═══ Records for processing ═══
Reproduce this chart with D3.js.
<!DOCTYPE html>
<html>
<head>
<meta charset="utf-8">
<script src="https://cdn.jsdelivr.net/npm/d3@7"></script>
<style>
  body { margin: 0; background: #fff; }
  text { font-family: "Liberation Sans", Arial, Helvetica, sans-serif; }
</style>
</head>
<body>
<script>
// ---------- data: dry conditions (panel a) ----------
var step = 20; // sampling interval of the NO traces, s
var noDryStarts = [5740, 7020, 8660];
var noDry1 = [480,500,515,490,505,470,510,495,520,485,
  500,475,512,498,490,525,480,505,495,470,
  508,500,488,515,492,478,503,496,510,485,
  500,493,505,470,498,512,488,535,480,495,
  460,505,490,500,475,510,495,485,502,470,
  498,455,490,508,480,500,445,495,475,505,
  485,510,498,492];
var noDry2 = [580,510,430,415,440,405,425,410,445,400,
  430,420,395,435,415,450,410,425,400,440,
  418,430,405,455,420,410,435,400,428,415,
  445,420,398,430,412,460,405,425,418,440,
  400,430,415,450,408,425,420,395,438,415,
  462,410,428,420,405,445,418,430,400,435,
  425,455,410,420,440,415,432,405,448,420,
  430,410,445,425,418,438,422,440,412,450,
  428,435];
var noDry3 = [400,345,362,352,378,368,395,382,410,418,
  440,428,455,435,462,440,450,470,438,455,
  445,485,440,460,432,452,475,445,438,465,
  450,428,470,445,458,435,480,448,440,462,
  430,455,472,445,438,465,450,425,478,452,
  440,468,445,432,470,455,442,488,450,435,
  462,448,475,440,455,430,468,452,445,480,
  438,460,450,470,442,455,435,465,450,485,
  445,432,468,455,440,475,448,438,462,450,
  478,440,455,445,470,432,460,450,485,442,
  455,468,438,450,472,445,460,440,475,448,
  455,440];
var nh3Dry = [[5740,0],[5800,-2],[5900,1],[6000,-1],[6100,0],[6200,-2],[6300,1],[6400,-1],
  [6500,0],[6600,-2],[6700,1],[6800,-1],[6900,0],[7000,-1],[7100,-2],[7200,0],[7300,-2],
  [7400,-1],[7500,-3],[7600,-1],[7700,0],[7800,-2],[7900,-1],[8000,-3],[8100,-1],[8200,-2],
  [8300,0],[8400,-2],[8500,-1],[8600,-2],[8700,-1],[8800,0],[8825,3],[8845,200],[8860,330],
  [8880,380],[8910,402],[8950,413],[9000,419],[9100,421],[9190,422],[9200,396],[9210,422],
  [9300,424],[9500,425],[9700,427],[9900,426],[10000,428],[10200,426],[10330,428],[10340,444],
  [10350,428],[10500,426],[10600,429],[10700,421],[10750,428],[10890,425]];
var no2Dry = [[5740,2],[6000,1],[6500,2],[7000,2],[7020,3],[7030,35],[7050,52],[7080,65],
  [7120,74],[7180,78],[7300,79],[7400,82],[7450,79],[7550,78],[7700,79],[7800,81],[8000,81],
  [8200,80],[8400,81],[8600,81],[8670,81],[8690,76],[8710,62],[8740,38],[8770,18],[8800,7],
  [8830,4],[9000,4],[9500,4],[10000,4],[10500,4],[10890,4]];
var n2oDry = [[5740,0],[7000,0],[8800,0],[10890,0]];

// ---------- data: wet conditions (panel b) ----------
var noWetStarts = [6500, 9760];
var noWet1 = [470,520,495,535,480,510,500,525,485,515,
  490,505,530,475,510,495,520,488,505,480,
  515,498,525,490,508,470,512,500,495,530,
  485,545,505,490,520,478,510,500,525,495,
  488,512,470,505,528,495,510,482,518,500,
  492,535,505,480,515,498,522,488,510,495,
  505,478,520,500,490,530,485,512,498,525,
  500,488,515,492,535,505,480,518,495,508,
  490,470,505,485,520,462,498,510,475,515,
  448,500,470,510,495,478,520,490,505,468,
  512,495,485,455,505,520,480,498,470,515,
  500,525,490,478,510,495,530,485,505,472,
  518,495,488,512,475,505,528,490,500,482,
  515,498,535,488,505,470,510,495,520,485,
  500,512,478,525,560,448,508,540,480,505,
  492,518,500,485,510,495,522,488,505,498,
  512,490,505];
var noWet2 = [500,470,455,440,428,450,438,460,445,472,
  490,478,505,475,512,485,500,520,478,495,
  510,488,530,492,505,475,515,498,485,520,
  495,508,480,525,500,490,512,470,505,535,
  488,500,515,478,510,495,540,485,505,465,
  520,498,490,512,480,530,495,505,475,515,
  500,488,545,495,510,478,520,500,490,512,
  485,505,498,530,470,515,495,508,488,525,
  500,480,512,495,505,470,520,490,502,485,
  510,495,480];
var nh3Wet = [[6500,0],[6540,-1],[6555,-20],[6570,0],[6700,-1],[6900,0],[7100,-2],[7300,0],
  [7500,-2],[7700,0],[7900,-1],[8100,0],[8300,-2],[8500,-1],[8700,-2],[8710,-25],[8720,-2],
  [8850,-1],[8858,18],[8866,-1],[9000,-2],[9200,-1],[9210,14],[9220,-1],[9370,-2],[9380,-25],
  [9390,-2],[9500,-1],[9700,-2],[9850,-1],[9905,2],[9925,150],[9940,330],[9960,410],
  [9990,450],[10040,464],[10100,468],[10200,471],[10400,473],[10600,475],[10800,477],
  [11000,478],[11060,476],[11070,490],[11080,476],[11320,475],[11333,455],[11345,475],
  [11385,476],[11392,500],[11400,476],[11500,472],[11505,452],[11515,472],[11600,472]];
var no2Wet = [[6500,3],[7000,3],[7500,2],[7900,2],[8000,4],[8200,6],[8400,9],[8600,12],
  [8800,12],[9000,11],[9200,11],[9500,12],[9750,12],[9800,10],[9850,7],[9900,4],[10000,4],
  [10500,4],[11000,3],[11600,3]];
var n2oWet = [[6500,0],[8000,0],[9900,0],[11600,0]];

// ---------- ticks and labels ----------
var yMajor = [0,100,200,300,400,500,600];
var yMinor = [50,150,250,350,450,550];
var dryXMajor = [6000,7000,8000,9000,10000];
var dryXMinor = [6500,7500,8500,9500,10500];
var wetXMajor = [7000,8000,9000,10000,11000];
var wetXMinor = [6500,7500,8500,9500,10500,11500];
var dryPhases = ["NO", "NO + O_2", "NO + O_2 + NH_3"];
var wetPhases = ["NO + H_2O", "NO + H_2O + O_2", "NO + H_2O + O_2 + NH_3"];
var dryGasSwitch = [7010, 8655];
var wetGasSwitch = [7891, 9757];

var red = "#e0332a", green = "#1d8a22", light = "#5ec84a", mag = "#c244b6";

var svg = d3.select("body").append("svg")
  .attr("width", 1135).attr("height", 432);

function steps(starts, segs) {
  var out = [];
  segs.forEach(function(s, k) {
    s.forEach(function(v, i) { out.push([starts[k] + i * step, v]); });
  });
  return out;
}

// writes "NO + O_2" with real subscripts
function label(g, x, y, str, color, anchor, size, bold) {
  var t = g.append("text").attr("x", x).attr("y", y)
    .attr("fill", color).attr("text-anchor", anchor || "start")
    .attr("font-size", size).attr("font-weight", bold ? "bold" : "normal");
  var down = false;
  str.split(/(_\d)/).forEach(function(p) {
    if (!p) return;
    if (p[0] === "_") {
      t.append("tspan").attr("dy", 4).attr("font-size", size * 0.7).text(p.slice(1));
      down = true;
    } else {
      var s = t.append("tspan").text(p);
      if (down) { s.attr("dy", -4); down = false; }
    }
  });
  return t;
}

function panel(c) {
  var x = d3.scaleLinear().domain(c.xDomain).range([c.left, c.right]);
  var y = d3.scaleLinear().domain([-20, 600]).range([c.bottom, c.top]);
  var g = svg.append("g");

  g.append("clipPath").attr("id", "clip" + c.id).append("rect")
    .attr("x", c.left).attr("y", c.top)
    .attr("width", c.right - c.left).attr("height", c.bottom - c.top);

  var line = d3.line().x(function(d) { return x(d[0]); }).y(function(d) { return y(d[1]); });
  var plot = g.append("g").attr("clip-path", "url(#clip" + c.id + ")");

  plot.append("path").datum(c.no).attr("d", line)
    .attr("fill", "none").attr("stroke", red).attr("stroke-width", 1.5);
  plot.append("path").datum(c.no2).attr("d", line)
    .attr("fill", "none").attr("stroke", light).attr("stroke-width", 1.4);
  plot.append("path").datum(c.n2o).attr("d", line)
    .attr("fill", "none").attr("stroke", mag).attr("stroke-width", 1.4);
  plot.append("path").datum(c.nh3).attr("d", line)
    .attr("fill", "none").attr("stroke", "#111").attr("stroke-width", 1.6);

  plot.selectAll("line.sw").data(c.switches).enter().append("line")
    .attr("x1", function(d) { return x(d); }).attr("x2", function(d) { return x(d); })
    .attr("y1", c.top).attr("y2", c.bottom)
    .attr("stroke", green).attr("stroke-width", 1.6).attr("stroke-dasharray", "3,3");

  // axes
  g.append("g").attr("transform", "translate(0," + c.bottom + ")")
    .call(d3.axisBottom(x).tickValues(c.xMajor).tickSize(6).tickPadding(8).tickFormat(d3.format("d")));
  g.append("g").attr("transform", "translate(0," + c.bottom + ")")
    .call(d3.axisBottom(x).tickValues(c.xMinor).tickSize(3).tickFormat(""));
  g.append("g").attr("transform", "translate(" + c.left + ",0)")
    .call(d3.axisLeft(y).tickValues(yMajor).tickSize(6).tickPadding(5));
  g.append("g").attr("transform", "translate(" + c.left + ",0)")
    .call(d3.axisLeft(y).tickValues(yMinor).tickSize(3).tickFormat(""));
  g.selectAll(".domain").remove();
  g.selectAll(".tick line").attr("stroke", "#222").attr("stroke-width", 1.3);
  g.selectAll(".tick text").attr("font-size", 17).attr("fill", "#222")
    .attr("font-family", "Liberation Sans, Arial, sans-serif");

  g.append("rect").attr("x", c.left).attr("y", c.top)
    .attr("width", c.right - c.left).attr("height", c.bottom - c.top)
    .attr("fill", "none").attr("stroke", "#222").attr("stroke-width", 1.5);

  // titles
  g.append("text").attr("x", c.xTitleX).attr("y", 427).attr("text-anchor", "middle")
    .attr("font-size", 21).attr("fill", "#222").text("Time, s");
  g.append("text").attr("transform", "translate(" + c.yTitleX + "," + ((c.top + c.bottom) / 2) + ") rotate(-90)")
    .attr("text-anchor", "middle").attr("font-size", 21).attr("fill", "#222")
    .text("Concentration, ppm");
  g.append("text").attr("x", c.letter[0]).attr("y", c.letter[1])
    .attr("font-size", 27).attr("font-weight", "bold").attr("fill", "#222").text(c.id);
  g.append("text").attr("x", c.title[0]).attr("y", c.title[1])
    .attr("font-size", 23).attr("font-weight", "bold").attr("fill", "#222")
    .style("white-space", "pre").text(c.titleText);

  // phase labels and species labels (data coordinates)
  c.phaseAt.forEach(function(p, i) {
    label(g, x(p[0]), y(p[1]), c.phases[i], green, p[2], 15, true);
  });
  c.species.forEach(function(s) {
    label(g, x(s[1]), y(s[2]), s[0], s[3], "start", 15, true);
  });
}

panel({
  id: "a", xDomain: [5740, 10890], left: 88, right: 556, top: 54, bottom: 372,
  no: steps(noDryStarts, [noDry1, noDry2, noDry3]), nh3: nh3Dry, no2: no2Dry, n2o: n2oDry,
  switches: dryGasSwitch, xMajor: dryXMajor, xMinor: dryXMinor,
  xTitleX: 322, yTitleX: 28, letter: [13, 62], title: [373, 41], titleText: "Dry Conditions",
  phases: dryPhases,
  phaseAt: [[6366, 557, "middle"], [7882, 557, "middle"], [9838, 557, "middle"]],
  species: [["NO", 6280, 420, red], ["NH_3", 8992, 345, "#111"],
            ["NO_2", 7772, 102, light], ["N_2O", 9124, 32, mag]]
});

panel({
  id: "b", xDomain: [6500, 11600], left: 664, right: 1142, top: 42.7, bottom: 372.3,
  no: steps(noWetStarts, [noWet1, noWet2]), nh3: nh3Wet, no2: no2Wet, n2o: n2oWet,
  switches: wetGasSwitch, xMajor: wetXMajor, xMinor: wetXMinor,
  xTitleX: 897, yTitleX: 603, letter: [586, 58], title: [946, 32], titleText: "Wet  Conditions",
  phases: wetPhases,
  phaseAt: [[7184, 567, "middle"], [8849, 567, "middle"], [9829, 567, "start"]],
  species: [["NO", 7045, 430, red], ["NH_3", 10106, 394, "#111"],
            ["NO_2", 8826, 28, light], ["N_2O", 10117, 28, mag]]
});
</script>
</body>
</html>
═══
═══ Records for processing ═══
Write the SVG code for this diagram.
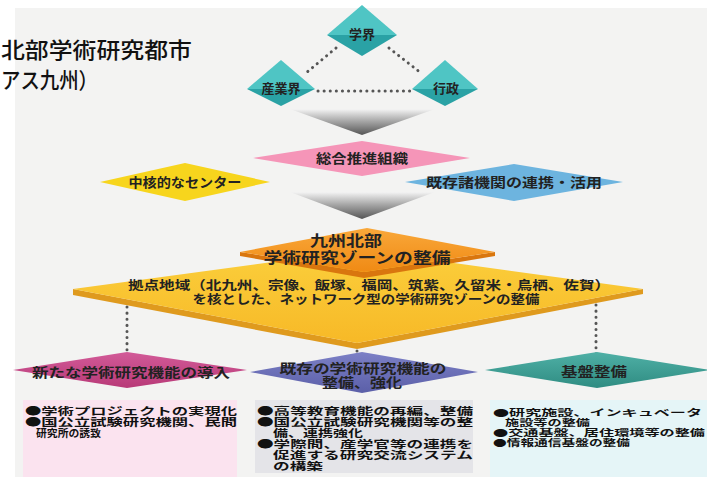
═══
■ Problem description: Copy all lines of the material above where the string "this" occurs.

■ Response:
Reproduce this chart with D3.js.
Write the SVG code for this diagram.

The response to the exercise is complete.